OBJECTIVE =
Write out the material again exactly, please, and omit the pictures.

╭──

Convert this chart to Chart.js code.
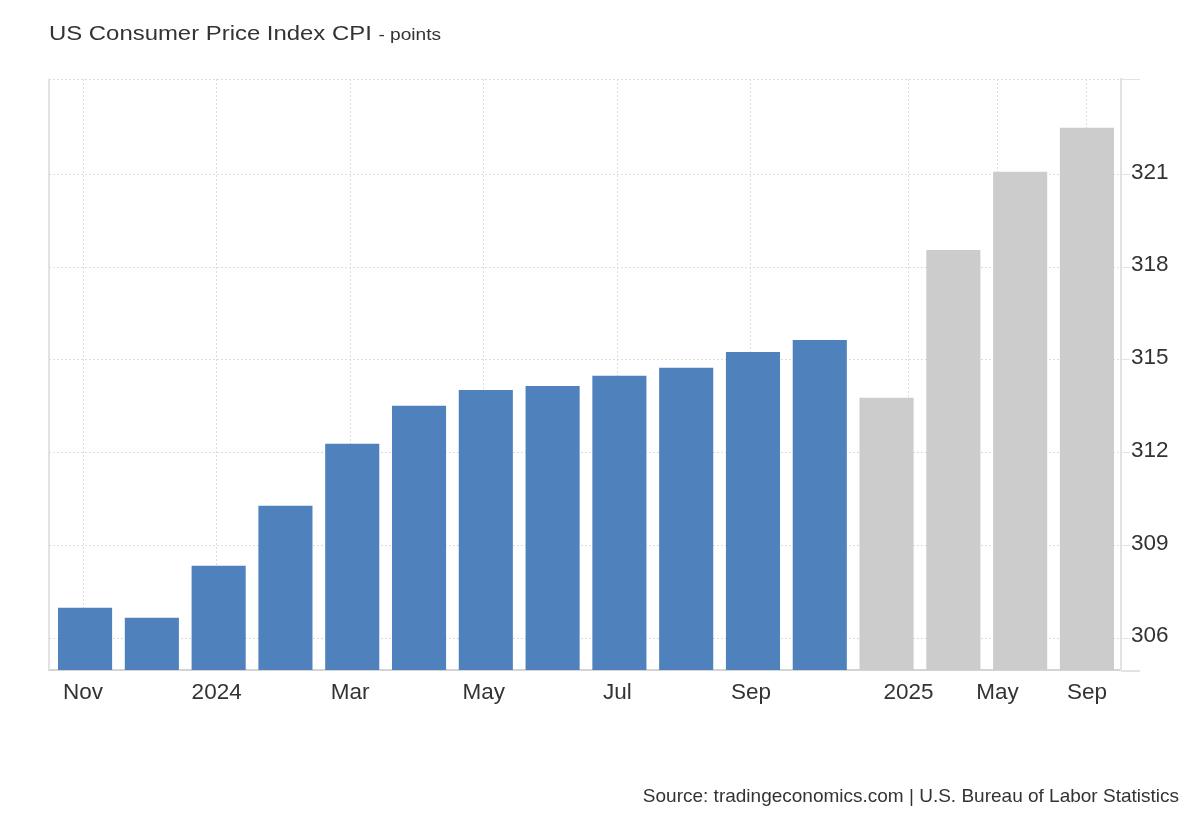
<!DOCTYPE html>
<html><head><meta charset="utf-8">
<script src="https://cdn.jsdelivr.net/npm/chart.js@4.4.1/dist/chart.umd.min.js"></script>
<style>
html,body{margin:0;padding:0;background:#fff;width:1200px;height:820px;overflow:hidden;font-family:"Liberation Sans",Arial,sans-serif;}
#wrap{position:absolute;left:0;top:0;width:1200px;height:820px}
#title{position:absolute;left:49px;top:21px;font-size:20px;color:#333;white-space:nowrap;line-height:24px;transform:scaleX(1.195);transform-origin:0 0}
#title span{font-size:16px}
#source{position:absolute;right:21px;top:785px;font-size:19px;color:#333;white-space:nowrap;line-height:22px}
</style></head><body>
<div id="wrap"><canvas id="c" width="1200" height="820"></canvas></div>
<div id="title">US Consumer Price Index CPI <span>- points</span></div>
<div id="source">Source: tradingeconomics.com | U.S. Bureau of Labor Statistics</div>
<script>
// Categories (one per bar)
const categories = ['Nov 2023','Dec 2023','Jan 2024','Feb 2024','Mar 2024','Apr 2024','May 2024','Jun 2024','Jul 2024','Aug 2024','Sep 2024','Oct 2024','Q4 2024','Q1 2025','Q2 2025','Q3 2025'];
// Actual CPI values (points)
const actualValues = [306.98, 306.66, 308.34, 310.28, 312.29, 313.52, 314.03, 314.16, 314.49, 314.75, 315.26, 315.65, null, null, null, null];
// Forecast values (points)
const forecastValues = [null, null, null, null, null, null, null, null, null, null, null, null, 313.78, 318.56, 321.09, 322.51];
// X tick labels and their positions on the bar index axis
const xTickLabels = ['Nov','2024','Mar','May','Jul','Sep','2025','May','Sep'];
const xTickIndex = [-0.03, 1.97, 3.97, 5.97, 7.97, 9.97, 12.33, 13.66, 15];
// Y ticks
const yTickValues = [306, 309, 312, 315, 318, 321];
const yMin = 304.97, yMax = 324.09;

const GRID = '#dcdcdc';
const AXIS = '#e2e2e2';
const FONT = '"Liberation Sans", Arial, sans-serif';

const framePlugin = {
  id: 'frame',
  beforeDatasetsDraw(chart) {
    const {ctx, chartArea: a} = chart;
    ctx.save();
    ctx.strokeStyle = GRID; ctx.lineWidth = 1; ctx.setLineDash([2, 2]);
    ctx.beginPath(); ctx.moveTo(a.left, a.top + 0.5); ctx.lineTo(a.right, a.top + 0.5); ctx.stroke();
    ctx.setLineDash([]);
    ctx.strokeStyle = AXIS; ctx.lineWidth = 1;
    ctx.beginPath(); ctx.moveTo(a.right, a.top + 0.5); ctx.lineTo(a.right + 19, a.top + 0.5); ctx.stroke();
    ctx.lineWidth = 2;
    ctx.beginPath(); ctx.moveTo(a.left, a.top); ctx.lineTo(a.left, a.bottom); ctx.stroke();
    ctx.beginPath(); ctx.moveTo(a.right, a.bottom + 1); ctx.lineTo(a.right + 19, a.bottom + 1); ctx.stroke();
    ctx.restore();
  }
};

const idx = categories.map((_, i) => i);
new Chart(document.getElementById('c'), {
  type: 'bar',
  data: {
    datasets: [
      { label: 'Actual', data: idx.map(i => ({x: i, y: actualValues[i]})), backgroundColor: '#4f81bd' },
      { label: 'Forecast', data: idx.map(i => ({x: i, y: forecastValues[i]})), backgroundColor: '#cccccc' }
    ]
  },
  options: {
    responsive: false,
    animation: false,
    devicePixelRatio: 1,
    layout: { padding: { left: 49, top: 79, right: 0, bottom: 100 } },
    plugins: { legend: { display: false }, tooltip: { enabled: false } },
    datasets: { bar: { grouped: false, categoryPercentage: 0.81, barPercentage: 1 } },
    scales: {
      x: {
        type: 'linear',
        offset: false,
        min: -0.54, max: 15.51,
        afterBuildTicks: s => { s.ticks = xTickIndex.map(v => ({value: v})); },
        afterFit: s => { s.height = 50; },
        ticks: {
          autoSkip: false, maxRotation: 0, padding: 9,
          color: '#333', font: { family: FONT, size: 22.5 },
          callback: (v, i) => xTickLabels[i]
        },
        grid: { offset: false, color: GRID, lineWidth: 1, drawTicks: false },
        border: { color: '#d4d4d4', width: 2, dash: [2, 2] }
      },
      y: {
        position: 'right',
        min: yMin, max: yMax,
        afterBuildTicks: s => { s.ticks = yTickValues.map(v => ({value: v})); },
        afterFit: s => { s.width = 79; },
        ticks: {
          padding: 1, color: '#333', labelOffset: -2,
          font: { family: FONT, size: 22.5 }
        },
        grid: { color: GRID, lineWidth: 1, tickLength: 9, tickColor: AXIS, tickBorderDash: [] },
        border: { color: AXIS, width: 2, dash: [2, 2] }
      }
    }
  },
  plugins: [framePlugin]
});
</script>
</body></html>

╰──

FINAL ANSWER =
Convert this chart to Chart.js code.
<!DOCTYPE html>
<html><head><meta charset="utf-8">
<script src="https://cdn.jsdelivr.net/npm/chart.js@4.4.1/dist/chart.umd.min.js"></script>
<style>
html,body{margin:0;padding:0;background:#fff;width:1200px;height:820px;overflow:hidden;font-family:"Liberation Sans",Arial,sans-serif;}
#wrap{position:absolute;left:0;top:0;width:1200px;height:820px}
#title{position:absolute;left:49px;top:21px;font-size:20px;color:#333;white-space:nowrap;line-height:24px;transform:scaleX(1.195);transform-origin:0 0}
#title span{font-size:16px}
#source{position:absolute;right:21px;top:785px;font-size:19px;color:#333;white-space:nowrap;line-height:22px}
</style></head><body>
<div id="wrap"><canvas id="c" width="1200" height="820"></canvas></div>
<div id="title">US Consumer Price Index CPI <span>- points</span></div>
<div id="source">Source: tradingeconomics.com | U.S. Bureau of Labor Statistics</div>
<script>
// Categories (one per bar)
const categories = ['Nov 2023','Dec 2023','Jan 2024','Feb 2024','Mar 2024','Apr 2024','May 2024','Jun 2024','Jul 2024','Aug 2024','Sep 2024','Oct 2024','Q4 2024','Q1 2025','Q2 2025','Q3 2025'];
// Actual CPI values (points)
const actualValues = [306.98, 306.66, 308.34, 310.28, 312.29, 313.52, 314.03, 314.16, 314.49, 314.75, 315.26, 315.65, null, null, null, null];
// Forecast values (points)
const forecastValues = [null, null, null, null, null, null, null, null, null, null, null, null, 313.78, 318.56, 321.09, 322.51];
// X tick labels and their positions on the bar index axis
const xTickLabels = ['Nov','2024','Mar','May','Jul','Sep','2025','May','Sep'];
const xTickIndex = [-0.03, 1.97, 3.97, 5.97, 7.97, 9.97, 12.33, 13.66, 15];
// Y ticks
const yTickValues = [306, 309, 312, 315, 318, 321];
const yMin = 304.97, yMax = 324.09;

const GRID = '#dcdcdc';
const AXIS = '#e2e2e2';
const FONT = '"Liberation Sans", Arial, sans-serif';

const framePlugin = {
  id: 'frame',
  beforeDatasetsDraw(chart) {
    const {ctx, chartArea: a} = chart;
    ctx.save();
    ctx.strokeStyle = GRID; ctx.lineWidth = 1; ctx.setLineDash([2, 2]);
    ctx.beginPath(); ctx.moveTo(a.left, a.top + 0.5); ctx.lineTo(a.right, a.top + 0.5); ctx.stroke();
    ctx.setLineDash([]);
    ctx.strokeStyle = AXIS; ctx.lineWidth = 1;
    ctx.beginPath(); ctx.moveTo(a.right, a.top + 0.5); ctx.lineTo(a.right + 19, a.top + 0.5); ctx.stroke();
    ctx.lineWidth = 2;
    ctx.beginPath(); ctx.moveTo(a.left, a.top); ctx.lineTo(a.left, a.bottom); ctx.stroke();
    ctx.beginPath(); ctx.moveTo(a.right, a.bottom + 1); ctx.lineTo(a.right + 19, a.bottom + 1); ctx.stroke();
    ctx.restore();
  }
};

const idx = categories.map((_, i) => i);
new Chart(document.getElementById('c'), {
  type: 'bar',
  data: {
    datasets: [
      { label: 'Actual', data: idx.map(i => ({x: i, y: actualValues[i]})), backgroundColor: '#4f81bd' },
      { label: 'Forecast', data: idx.map(i => ({x: i, y: forecastValues[i]})), backgroundColor: '#cccccc' }
    ]
  },
  options: {
    responsive: false,
    animation: false,
    devicePixelRatio: 1,
    layout: { padding: { left: 49, top: 79, right: 0, bottom: 100 } },
    plugins: { legend: { display: false }, tooltip: { enabled: false } },
    datasets: { bar: { grouped: false, categoryPercentage: 0.81, barPercentage: 1 } },
    scales: {
      x: {
        type: 'linear',
        offset: false,
        min: -0.54, max: 15.51,
        afterBuildTicks: s => { s.ticks = xTickIndex.map(v => ({value: v})); },
        afterFit: s => { s.height = 50; },
        ticks: {
          autoSkip: false, maxRotation: 0, padding: 9,
          color: '#333', font: { family: FONT, size: 22.5 },
          callback: (v, i) => xTickLabels[i]
        },
        grid: { offset: false, color: GRID, lineWidth: 1, drawTicks: false },
        border: { color: '#d4d4d4', width: 2, dash: [2, 2] }
      },
      y: {
        position: 'right',
        min: yMin, max: yMax,
        afterBuildTicks: s => { s.ticks = yTickValues.map(v => ({value: v})); },
        afterFit: s => { s.width = 79; },
        ticks: {
          padding: 1, color: '#333', labelOffset: -2,
          font: { family: FONT, size: 22.5 }
        },
        grid: { color: GRID, lineWidth: 1, tickLength: 9, tickColor: AXIS, tickBorderDash: [] },
        border: { color: AXIS, width: 2, dash: [2, 2] }
      }
    }
  },
  plugins: [framePlugin]
});
</script>
</body></html>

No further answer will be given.